» Task instructions: All the data must come back unchanged, except that pictures are left out.
:: Given data ::
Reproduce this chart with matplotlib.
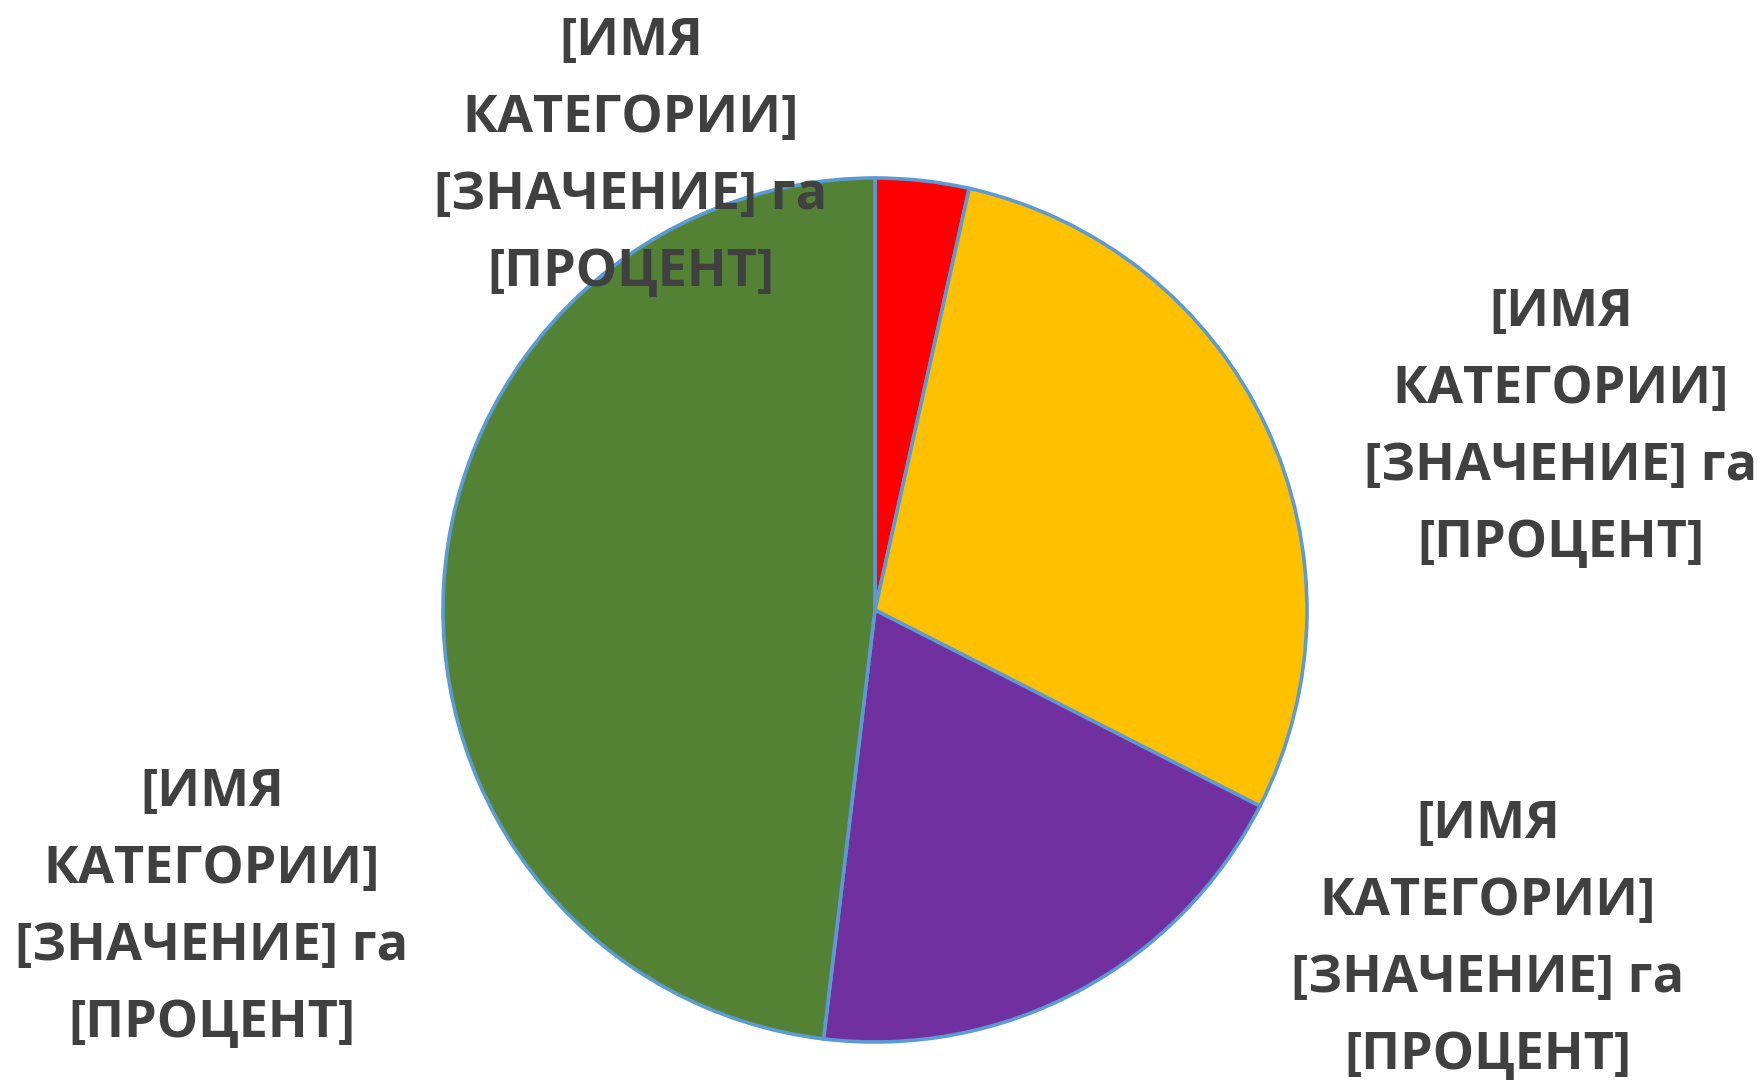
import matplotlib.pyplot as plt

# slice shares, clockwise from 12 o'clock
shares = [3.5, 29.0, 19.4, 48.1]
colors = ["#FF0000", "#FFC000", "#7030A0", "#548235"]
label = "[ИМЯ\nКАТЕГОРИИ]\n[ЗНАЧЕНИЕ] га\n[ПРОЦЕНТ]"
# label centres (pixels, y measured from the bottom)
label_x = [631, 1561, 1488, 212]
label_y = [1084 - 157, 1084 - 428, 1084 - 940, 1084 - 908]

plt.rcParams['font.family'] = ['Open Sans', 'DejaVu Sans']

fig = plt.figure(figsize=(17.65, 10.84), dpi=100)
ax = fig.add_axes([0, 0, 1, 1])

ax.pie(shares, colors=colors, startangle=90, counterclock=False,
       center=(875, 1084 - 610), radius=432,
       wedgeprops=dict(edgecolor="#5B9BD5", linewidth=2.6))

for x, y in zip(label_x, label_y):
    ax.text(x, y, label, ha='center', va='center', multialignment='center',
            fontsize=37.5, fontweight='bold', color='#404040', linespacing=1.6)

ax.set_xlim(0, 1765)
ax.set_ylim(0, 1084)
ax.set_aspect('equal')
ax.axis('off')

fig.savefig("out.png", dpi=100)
:::
» Task answer:
Reproduce this chart with matplotlib.
import matplotlib.pyplot as plt

# slice shares, clockwise from 12 o'clock
shares = [3.5, 29.0, 19.4, 48.1]
colors = ["#FF0000", "#FFC000", "#7030A0", "#548235"]
label = "[ИМЯ\nКАТЕГОРИИ]\n[ЗНАЧЕНИЕ] га\n[ПРОЦЕНТ]"
# label centres (pixels, y measured from the bottom)
label_x = [631, 1561, 1488, 212]
label_y = [1084 - 157, 1084 - 428, 1084 - 940, 1084 - 908]

plt.rcParams['font.family'] = ['Open Sans', 'DejaVu Sans']

fig = plt.figure(figsize=(17.65, 10.84), dpi=100)
ax = fig.add_axes([0, 0, 1, 1])

ax.pie(shares, colors=colors, startangle=90, counterclock=False,
       center=(875, 1084 - 610), radius=432,
       wedgeprops=dict(edgecolor="#5B9BD5", linewidth=2.6))

for x, y in zip(label_x, label_y):
    ax.text(x, y, label, ha='center', va='center', multialignment='center',
            fontsize=37.5, fontweight='bold', color='#404040', linespacing=1.6)

ax.set_xlim(0, 1765)
ax.set_ylim(0, 1084)
ax.set_aspect('equal')
ax.axis('off')

fig.savefig("out.png", dpi=100)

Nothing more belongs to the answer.